▸ THE PROBLEM
No pictures belong in the copy; return exactly the lines from the one with "Generate a web" through the one with "248, 258, 267.5];", both ends included, and nothing else.

▸ EXERCISE MATERIAL
* * *
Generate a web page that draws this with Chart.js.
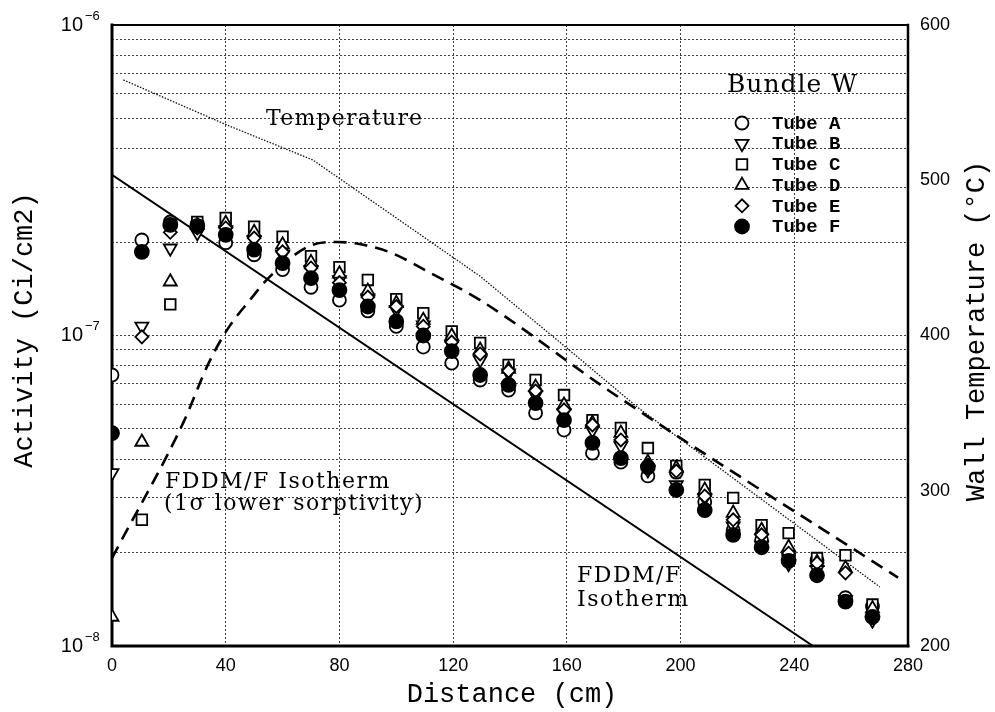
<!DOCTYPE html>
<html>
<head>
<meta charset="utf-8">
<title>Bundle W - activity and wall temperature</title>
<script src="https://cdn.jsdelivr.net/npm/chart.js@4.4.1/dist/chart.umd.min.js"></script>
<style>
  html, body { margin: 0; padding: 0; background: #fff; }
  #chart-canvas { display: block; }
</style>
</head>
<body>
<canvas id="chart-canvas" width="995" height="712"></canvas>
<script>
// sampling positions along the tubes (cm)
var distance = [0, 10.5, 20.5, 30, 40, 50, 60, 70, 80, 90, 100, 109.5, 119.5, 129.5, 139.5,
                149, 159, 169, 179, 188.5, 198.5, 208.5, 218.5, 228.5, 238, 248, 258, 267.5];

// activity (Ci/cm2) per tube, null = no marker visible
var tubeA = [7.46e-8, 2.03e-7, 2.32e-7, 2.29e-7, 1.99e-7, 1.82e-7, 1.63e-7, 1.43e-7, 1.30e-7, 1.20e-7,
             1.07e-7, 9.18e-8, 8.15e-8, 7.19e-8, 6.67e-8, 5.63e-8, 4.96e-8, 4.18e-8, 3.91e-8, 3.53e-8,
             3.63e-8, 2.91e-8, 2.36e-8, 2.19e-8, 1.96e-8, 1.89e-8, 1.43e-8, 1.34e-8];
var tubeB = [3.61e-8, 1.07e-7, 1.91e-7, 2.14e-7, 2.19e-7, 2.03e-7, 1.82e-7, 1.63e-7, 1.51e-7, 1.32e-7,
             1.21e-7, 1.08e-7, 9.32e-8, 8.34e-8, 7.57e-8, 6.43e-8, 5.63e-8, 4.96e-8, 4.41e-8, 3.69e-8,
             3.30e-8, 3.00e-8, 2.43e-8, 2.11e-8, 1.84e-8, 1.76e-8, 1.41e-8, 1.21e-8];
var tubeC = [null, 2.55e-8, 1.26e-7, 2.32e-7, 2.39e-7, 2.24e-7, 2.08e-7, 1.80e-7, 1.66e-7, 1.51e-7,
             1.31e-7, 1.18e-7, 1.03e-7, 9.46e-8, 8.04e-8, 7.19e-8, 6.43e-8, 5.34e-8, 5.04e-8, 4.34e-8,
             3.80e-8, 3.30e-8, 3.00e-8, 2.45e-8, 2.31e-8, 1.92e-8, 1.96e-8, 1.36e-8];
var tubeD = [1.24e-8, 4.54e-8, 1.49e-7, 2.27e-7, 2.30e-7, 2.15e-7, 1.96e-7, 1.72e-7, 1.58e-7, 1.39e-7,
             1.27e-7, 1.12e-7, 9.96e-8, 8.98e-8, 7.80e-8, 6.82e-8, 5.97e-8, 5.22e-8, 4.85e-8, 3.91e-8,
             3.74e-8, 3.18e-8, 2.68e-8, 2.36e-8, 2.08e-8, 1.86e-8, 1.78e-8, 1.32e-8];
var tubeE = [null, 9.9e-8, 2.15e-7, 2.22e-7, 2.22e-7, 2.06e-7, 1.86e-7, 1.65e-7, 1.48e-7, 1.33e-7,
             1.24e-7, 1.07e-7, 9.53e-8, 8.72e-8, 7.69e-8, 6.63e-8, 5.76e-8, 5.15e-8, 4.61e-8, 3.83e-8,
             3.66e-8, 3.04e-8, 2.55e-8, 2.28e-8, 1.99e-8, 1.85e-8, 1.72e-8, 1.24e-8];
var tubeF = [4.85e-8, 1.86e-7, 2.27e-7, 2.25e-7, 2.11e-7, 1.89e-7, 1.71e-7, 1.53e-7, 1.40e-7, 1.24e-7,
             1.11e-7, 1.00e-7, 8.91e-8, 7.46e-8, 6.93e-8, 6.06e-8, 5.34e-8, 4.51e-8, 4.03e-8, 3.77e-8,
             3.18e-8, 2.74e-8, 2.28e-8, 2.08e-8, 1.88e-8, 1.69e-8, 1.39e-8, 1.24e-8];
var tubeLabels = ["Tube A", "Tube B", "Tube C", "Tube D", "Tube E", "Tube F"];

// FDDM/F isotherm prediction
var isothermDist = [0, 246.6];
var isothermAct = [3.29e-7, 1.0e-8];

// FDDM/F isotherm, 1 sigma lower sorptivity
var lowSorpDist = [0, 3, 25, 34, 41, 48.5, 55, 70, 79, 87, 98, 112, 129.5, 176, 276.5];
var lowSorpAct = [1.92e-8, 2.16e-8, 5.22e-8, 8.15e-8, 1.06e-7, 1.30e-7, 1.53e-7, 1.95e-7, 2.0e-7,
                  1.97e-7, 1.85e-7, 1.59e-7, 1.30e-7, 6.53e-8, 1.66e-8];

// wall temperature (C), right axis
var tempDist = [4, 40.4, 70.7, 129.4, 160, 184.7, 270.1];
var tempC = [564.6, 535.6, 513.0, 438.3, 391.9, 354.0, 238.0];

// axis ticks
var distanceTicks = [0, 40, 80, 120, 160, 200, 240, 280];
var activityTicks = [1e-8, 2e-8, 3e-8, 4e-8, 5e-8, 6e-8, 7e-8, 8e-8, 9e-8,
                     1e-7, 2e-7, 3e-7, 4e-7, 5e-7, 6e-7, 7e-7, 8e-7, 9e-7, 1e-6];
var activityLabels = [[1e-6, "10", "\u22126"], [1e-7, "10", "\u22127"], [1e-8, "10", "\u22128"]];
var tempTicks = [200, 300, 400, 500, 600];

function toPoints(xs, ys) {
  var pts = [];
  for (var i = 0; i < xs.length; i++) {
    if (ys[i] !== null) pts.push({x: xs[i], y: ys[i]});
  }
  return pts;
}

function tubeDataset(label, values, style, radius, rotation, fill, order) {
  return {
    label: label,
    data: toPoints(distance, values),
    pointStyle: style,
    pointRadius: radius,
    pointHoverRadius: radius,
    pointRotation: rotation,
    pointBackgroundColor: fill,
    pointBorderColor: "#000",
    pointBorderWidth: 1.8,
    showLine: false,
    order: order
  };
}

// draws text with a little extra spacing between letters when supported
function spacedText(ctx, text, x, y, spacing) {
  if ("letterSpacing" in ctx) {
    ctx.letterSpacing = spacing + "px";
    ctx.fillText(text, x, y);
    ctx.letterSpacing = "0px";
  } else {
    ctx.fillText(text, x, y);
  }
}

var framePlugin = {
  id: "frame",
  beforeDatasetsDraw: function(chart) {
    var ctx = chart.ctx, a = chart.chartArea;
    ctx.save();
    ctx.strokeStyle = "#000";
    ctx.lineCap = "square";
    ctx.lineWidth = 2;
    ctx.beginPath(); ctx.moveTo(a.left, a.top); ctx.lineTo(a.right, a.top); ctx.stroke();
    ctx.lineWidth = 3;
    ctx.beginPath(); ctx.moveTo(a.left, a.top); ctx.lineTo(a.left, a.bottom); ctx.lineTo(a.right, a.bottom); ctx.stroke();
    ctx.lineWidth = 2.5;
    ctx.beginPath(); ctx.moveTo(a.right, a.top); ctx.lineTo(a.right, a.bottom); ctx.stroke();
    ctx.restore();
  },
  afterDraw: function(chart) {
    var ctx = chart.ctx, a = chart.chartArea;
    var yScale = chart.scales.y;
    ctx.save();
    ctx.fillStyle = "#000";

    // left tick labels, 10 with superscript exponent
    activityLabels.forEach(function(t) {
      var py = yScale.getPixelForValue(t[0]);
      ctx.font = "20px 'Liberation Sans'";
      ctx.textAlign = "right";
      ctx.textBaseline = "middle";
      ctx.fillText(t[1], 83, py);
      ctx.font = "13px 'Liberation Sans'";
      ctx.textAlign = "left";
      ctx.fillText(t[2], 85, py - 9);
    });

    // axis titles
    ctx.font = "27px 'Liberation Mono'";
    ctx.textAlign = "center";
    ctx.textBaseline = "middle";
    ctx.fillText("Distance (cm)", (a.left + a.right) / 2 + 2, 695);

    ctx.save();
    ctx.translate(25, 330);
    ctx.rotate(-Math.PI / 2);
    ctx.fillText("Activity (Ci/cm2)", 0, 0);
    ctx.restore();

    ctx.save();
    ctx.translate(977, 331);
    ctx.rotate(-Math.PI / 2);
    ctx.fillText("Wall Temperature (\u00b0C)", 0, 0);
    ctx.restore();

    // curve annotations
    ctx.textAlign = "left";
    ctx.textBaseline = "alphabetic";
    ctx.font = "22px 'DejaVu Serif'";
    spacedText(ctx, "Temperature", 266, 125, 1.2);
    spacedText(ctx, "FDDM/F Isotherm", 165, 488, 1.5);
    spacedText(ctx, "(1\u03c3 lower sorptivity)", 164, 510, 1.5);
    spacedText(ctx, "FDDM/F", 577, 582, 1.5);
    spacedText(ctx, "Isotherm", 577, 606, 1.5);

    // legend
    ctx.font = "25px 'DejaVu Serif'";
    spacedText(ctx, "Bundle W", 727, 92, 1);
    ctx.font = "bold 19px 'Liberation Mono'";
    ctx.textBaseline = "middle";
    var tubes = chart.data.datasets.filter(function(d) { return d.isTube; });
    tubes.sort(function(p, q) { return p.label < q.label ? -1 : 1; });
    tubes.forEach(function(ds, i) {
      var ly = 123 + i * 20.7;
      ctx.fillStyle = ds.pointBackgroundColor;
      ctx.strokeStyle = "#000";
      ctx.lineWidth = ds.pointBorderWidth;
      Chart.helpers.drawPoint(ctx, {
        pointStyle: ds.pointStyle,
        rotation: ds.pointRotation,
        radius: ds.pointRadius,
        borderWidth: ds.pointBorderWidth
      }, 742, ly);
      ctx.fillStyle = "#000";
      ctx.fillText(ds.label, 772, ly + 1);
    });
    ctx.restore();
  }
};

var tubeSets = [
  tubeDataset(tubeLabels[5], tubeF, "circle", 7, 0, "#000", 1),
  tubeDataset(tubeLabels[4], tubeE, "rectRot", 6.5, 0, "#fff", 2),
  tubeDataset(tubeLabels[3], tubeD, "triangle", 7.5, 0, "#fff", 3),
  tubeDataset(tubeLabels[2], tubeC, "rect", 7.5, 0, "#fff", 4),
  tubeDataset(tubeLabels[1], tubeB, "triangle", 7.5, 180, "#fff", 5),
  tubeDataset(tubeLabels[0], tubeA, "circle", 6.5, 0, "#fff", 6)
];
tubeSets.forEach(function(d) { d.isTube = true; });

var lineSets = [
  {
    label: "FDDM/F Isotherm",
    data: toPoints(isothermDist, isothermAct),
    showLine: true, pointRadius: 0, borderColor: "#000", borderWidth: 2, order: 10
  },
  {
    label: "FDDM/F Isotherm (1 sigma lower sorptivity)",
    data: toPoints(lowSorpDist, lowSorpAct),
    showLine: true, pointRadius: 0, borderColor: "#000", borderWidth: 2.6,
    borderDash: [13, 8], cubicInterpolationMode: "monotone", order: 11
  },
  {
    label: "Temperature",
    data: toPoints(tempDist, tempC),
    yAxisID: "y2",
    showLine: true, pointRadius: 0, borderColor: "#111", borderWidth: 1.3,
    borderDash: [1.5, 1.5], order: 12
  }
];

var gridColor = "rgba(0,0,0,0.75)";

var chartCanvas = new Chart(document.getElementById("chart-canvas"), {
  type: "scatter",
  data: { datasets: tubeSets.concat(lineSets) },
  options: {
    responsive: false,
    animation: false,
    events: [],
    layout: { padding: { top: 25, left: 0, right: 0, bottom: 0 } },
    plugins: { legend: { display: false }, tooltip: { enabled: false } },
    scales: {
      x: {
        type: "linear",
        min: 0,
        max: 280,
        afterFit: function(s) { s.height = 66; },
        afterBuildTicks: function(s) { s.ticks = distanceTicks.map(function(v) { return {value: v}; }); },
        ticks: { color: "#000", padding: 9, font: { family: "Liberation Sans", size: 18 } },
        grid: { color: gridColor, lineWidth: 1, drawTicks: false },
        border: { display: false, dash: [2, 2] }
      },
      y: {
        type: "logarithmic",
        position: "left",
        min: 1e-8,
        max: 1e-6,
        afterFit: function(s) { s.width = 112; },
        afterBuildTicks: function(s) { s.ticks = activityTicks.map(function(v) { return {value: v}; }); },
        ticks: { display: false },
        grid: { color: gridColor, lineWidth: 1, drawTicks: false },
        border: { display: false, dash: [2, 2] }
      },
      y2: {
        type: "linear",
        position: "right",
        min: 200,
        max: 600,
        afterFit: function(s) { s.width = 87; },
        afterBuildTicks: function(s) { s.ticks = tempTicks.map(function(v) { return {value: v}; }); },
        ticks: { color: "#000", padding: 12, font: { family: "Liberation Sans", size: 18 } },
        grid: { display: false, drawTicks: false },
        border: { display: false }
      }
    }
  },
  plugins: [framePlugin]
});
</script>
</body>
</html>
* * *
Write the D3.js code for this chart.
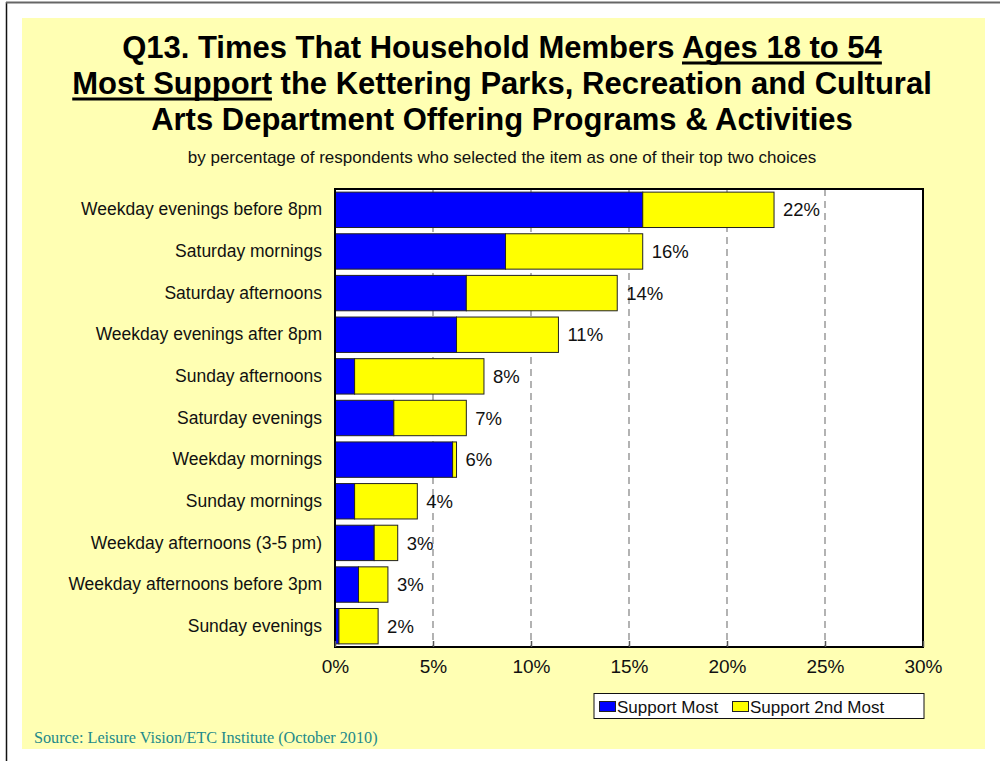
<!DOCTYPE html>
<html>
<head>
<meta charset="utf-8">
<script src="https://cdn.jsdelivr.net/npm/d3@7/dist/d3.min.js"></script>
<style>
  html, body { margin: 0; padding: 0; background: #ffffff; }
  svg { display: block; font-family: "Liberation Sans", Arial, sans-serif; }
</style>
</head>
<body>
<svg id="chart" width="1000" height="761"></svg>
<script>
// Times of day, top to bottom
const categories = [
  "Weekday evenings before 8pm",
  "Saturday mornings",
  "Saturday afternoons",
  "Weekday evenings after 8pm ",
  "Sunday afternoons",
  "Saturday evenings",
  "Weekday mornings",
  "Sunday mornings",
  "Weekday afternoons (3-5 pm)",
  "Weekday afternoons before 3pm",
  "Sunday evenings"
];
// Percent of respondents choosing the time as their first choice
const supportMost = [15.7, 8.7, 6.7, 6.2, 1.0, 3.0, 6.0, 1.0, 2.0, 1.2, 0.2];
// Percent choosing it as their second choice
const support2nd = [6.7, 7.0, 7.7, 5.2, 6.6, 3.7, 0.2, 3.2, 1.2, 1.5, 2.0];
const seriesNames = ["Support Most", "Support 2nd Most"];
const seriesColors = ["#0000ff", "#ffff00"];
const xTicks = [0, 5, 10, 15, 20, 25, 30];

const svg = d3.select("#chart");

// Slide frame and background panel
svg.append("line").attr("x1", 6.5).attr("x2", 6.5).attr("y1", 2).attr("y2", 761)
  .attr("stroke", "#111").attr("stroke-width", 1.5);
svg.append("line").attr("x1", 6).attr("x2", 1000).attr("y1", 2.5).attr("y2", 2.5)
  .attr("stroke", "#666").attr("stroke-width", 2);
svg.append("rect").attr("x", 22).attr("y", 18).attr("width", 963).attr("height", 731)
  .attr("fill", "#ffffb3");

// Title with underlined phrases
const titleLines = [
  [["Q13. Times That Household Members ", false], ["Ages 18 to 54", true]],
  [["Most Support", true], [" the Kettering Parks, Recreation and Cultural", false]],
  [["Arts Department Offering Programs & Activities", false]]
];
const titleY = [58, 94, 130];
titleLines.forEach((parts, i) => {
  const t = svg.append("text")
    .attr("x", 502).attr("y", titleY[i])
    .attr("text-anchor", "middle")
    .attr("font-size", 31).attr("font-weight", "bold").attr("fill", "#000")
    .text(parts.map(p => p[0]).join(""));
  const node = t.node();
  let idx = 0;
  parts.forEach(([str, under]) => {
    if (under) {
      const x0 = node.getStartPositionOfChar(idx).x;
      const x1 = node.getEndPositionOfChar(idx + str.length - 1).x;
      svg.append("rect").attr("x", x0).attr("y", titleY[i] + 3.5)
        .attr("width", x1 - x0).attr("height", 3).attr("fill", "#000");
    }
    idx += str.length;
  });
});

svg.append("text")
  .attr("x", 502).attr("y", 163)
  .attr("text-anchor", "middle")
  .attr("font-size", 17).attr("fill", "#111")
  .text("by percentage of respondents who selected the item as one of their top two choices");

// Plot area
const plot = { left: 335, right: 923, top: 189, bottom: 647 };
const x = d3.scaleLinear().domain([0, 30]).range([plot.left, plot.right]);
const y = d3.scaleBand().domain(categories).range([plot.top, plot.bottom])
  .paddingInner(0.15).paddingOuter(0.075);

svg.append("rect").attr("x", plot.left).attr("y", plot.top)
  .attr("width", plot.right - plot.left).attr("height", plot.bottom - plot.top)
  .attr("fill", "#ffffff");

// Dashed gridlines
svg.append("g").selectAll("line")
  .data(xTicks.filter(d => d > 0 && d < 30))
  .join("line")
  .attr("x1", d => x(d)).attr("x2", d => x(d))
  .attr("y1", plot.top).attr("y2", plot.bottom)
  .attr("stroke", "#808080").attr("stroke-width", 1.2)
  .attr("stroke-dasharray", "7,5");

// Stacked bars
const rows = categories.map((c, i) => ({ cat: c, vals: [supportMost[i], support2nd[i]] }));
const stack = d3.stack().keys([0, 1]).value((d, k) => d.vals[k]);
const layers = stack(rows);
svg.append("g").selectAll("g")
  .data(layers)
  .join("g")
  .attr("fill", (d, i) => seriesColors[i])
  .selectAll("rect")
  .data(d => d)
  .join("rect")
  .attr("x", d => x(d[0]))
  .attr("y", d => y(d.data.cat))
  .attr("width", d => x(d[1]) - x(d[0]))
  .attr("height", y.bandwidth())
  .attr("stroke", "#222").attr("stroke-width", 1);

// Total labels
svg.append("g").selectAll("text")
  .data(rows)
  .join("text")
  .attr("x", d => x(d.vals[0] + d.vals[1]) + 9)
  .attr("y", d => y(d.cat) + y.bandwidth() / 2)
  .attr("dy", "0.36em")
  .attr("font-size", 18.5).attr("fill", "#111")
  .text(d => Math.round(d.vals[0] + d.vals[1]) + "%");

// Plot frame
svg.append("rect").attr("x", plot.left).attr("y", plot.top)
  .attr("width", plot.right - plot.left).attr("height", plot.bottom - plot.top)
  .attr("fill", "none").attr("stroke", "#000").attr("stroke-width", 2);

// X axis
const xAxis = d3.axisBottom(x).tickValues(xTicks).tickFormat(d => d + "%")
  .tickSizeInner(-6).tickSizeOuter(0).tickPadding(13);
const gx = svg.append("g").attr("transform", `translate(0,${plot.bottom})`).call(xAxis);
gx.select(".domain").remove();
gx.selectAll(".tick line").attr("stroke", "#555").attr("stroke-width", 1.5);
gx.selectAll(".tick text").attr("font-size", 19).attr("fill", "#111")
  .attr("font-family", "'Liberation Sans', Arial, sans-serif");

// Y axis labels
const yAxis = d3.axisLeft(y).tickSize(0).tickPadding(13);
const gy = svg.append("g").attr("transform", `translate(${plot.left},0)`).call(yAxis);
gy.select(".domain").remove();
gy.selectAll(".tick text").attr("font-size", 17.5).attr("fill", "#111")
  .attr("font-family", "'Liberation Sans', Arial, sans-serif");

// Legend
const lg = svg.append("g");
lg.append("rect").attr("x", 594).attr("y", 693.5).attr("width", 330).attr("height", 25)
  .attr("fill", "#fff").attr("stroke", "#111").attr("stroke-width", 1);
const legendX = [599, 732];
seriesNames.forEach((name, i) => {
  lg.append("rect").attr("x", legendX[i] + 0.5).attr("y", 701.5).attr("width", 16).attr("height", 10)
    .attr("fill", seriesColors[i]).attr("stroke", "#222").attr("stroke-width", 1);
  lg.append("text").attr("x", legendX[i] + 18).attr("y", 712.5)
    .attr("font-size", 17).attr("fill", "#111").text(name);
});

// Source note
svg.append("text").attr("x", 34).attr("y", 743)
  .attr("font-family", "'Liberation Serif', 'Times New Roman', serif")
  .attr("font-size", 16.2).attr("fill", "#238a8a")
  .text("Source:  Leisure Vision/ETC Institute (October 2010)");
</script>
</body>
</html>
* * *
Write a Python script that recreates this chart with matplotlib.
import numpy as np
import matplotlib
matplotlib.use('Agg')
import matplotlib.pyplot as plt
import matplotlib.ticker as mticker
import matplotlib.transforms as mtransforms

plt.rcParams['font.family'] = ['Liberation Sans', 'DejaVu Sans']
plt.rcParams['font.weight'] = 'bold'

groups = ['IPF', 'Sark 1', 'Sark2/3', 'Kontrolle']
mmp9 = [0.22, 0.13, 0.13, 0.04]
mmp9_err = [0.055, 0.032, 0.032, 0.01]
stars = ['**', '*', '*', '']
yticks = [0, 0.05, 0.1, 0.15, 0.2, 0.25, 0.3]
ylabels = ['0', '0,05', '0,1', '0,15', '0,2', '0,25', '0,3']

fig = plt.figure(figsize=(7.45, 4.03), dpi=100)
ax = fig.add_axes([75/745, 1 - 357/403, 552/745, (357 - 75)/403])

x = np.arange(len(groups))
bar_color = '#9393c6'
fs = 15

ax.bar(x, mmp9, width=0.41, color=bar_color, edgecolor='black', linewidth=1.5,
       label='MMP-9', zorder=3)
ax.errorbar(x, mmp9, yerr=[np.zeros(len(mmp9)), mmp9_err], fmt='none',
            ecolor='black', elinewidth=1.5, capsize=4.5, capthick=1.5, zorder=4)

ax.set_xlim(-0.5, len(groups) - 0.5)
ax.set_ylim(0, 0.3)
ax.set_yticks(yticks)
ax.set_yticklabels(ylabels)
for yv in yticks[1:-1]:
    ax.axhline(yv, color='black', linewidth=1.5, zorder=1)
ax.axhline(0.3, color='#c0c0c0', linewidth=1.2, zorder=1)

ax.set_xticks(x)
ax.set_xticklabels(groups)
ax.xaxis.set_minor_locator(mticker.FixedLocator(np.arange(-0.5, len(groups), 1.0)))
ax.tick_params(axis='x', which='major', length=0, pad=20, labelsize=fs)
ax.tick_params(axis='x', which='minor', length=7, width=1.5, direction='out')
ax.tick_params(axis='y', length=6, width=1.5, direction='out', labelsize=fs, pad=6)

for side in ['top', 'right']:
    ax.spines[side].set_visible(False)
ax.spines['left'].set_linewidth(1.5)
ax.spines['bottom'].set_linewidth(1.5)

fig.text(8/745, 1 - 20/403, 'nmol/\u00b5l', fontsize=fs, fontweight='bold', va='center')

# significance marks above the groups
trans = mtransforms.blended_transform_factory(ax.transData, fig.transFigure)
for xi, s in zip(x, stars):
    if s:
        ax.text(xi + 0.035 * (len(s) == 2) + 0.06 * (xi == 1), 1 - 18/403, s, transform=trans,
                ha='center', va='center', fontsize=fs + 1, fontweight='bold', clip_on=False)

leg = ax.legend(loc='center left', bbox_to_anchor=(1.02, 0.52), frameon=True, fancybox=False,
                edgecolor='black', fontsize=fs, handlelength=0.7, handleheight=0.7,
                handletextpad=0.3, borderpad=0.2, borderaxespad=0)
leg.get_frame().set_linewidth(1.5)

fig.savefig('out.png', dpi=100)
* * *
▸ TASK SOLUTION
Generate a web page that draws this with Chart.js.
<!DOCTYPE html>
<html>
<head>
<meta charset="utf-8">
<title>Bundle W - activity and wall temperature</title>
<script src="https://cdn.jsdelivr.net/npm/chart.js@4.4.1/dist/chart.umd.min.js"></script>
<style>
  html, body { margin: 0; padding: 0; background: #fff; }
  #chart-canvas { display: block; }
</style>
</head>
<body>
<canvas id="chart-canvas" width="995" height="712"></canvas>
<script>
// sampling positions along the tubes (cm)
var distance = [0, 10.5, 20.5, 30, 40, 50, 60, 70, 80, 90, 100, 109.5, 119.5, 129.5, 139.5,
                149, 159, 169, 179, 188.5, 198.5, 208.5, 218.5, 228.5, 238, 248, 258, 267.5];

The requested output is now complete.